* Short problem:
Return the listing below word for word.
::::::
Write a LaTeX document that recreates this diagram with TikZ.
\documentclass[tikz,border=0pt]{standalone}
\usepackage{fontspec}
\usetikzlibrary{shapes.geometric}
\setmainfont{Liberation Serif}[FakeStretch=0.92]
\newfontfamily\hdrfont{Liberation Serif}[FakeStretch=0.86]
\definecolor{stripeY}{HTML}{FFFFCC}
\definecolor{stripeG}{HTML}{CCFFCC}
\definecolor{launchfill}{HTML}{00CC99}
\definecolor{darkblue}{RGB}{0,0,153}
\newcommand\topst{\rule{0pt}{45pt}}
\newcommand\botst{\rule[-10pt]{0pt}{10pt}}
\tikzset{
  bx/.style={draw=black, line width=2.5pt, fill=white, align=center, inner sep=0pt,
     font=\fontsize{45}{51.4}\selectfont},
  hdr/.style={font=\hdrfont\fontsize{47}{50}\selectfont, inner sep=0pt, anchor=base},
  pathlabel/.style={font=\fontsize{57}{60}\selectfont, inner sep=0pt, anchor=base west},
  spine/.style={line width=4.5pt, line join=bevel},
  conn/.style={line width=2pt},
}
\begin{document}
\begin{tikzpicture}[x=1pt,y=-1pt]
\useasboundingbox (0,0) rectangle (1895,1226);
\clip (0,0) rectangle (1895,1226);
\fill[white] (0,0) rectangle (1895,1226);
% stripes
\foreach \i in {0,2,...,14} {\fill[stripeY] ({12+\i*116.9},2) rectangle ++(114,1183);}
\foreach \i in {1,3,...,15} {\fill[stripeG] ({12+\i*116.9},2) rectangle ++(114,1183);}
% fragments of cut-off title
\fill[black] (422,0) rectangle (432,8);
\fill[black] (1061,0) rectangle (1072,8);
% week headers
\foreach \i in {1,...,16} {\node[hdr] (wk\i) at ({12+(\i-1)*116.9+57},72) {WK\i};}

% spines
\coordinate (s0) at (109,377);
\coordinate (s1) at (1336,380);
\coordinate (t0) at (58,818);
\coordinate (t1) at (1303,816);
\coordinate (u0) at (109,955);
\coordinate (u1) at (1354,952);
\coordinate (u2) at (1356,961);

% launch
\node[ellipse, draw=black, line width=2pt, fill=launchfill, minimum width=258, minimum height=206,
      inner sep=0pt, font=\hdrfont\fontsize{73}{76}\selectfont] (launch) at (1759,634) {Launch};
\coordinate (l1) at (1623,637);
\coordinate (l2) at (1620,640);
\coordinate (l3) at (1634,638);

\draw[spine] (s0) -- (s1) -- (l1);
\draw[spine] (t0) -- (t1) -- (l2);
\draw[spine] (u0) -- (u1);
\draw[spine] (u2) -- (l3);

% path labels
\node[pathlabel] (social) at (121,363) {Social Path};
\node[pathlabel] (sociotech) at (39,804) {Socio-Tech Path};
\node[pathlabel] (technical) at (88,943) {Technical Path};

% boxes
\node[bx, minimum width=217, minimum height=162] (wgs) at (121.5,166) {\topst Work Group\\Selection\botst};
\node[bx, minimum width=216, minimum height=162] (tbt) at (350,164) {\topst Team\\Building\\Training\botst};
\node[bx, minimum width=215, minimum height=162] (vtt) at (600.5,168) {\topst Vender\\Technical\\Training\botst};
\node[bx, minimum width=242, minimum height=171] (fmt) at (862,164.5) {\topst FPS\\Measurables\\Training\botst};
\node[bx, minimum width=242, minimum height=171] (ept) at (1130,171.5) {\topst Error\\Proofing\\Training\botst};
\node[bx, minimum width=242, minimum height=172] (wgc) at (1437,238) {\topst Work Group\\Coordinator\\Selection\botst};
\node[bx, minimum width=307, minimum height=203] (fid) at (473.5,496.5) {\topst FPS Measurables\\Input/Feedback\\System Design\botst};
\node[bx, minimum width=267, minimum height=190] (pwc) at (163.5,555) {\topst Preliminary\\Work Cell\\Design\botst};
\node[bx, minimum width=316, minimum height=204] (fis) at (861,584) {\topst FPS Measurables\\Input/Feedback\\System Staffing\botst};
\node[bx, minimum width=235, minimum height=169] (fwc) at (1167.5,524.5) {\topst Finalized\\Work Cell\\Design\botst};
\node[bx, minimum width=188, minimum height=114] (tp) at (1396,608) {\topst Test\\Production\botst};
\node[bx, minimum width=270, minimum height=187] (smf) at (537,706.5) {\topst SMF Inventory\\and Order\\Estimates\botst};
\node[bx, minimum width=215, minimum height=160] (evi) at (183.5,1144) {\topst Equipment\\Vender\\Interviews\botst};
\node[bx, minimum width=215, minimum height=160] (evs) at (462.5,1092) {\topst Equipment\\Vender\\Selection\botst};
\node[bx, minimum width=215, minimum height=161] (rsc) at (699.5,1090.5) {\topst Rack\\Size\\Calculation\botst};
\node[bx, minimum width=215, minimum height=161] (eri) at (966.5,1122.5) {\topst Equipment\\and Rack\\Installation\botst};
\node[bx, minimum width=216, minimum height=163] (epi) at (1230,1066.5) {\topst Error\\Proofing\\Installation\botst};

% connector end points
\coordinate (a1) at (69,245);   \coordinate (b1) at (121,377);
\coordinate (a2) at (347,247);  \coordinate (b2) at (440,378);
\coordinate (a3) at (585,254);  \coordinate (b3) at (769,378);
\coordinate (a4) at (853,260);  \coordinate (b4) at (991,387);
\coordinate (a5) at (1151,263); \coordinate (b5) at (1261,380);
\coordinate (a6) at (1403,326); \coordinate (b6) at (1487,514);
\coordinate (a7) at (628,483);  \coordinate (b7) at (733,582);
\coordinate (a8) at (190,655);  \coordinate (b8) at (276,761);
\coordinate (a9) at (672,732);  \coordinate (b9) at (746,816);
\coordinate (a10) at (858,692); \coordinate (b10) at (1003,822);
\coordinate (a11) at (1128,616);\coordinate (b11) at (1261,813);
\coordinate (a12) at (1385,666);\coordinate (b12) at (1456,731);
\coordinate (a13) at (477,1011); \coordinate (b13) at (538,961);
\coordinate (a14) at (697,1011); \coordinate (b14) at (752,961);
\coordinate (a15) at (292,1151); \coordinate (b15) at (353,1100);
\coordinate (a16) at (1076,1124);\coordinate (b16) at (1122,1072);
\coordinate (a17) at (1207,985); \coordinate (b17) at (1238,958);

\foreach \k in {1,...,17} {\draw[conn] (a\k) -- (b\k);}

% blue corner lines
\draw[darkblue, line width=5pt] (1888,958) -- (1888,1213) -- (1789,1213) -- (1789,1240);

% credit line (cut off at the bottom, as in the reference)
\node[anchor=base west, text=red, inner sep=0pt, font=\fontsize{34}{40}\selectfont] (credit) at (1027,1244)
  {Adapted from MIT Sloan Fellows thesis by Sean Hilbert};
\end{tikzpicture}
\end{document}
::::::
* Response:
Write a LaTeX document that recreates this diagram with TikZ.
\documentclass[tikz,border=0pt]{standalone}
\usepackage{fontspec}
\usetikzlibrary{shapes.geometric}
\setmainfont{Liberation Serif}[FakeStretch=0.92]
\newfontfamily\hdrfont{Liberation Serif}[FakeStretch=0.86]
\definecolor{stripeY}{HTML}{FFFFCC}
\definecolor{stripeG}{HTML}{CCFFCC}
\definecolor{launchfill}{HTML}{00CC99}
\definecolor{darkblue}{RGB}{0,0,153}
\newcommand\topst{\rule{0pt}{45pt}}
\newcommand\botst{\rule[-10pt]{0pt}{10pt}}
\tikzset{
  bx/.style={draw=black, line width=2.5pt, fill=white, align=center, inner sep=0pt,
     font=\fontsize{45}{51.4}\selectfont},
  hdr/.style={font=\hdrfont\fontsize{47}{50}\selectfont, inner sep=0pt, anchor=base},
  pathlabel/.style={font=\fontsize{57}{60}\selectfont, inner sep=0pt, anchor=base west},
  spine/.style={line width=4.5pt, line join=bevel},
  conn/.style={line width=2pt},
}
\begin{document}
\begin{tikzpicture}[x=1pt,y=-1pt]
\useasboundingbox (0,0) rectangle (1895,1226);
\clip (0,0) rectangle (1895,1226);
\fill[white] (0,0) rectangle (1895,1226);
% stripes
\foreach \i in {0,2,...,14} {\fill[stripeY] ({12+\i*116.9},2) rectangle ++(114,1183);}
\foreach \i in {1,3,...,15} {\fill[stripeG] ({12+\i*116.9},2) rectangle ++(114,1183);}
% fragments of cut-off title
\fill[black] (422,0) rectangle (432,8);
\fill[black] (1061,0) rectangle (1072,8);
% week headers
\foreach \i in {1,...,16} {\node[hdr] (wk\i) at ({12+(\i-1)*116.9+57},72) {WK\i};}

% spines
\coordinate (s0) at (109,377);
\coordinate (s1) at (1336,380);
\coordinate (t0) at (58,818);
\coordinate (t1) at (1303,816);
\coordinate (u0) at (109,955);
\coordinate (u1) at (1354,952);
\coordinate (u2) at (1356,961);

% launch
\node[ellipse, draw=black, line width=2pt, fill=launchfill, minimum width=258, minimum height=206,
      inner sep=0pt, font=\hdrfont\fontsize{73}{76}\selectfont] (launch) at (1759,634) {Launch};
\coordinate (l1) at (1623,637);
\coordinate (l2) at (1620,640);
\coordinate (l3) at (1634,638);

\draw[spine] (s0) -- (s1) -- (l1);
\draw[spine] (t0) -- (t1) -- (l2);
\draw[spine] (u0) -- (u1);
\draw[spine] (u2) -- (l3);

% path labels
\node[pathlabel] (social) at (121,363) {Social Path};
\node[pathlabel] (sociotech) at (39,804) {Socio-Tech Path};
\node[pathlabel] (technical) at (88,943) {Technical Path};

% boxes
\node[bx, minimum width=217, minimum height=162] (wgs) at (121.5,166) {\topst Work Group\\Selection\botst};
\node[bx, minimum width=216, minimum height=162] (tbt) at (350,164) {\topst Team\\Building\\Training\botst};
\node[bx, minimum width=215, minimum height=162] (vtt) at (600.5,168) {\topst Vender\\Technical\\Training\botst};
\node[bx, minimum width=242, minimum height=171] (fmt) at (862,164.5) {\topst FPS\\Measurables\\Training\botst};
\node[bx, minimum width=242, minimum height=171] (ept) at (1130,171.5) {\topst Error\\Proofing\\Training\botst};
\node[bx, minimum width=242, minimum height=172] (wgc) at (1437,238) {\topst Work Group\\Coordinator\\Selection\botst};
\node[bx, minimum width=307, minimum height=203] (fid) at (473.5,496.5) {\topst FPS Measurables\\Input/Feedback\\System Design\botst};
\node[bx, minimum width=267, minimum height=190] (pwc) at (163.5,555) {\topst Preliminary\\Work Cell\\Design\botst};
\node[bx, minimum width=316, minimum height=204] (fis) at (861,584) {\topst FPS Measurables\\Input/Feedback\\System Staffing\botst};
\node[bx, minimum width=235, minimum height=169] (fwc) at (1167.5,524.5) {\topst Finalized\\Work Cell\\Design\botst};
\node[bx, minimum width=188, minimum height=114] (tp) at (1396,608) {\topst Test\\Production\botst};
\node[bx, minimum width=270, minimum height=187] (smf) at (537,706.5) {\topst SMF Inventory\\and Order\\Estimates\botst};
\node[bx, minimum width=215, minimum height=160] (evi) at (183.5,1144) {\topst Equipment\\Vender\\Interviews\botst};
\node[bx, minimum width=215, minimum height=160] (evs) at (462.5,1092) {\topst Equipment\\Vender\\Selection\botst};
\node[bx, minimum width=215, minimum height=161] (rsc) at (699.5,1090.5) {\topst Rack\\Size\\Calculation\botst};
\node[bx, minimum width=215, minimum height=161] (eri) at (966.5,1122.5) {\topst Equipment\\and Rack\\Installation\botst};
\node[bx, minimum width=216, minimum height=163] (epi) at (1230,1066.5) {\topst Error\\Proofing\\Installation\botst};

% connector end points
\coordinate (a1) at (69,245);   \coordinate (b1) at (121,377);
\coordinate (a2) at (347,247);  \coordinate (b2) at (440,378);
\coordinate (a3) at (585,254);  \coordinate (b3) at (769,378);
\coordinate (a4) at (853,260);  \coordinate (b4) at (991,387);
\coordinate (a5) at (1151,263); \coordinate (b5) at (1261,380);
\coordinate (a6) at (1403,326); \coordinate (b6) at (1487,514);
\coordinate (a7) at (628,483);  \coordinate (b7) at (733,582);
\coordinate (a8) at (190,655);  \coordinate (b8) at (276,761);
\coordinate (a9) at (672,732);  \coordinate (b9) at (746,816);
\coordinate (a10) at (858,692); \coordinate (b10) at (1003,822);
\coordinate (a11) at (1128,616);\coordinate (b11) at (1261,813);
\coordinate (a12) at (1385,666);\coordinate (b12) at (1456,731);
\coordinate (a13) at (477,1011); \coordinate (b13) at (538,961);
\coordinate (a14) at (697,1011); \coordinate (b14) at (752,961);
\coordinate (a15) at (292,1151); \coordinate (b15) at (353,1100);
\coordinate (a16) at (1076,1124);\coordinate (b16) at (1122,1072);
\coordinate (a17) at (1207,985); \coordinate (b17) at (1238,958);

\foreach \k in {1,...,17} {\draw[conn] (a\k) -- (b\k);}

% blue corner lines
\draw[darkblue, line width=5pt] (1888,958) -- (1888,1213) -- (1789,1213) -- (1789,1240);

% credit line (cut off at the bottom, as in the reference)
\node[anchor=base west, text=red, inner sep=0pt, font=\fontsize{34}{40}\selectfont] (credit) at (1027,1244)
  {Adapted from MIT Sloan Fellows thesis by Sean Hilbert};
\end{tikzpicture}
\end{document}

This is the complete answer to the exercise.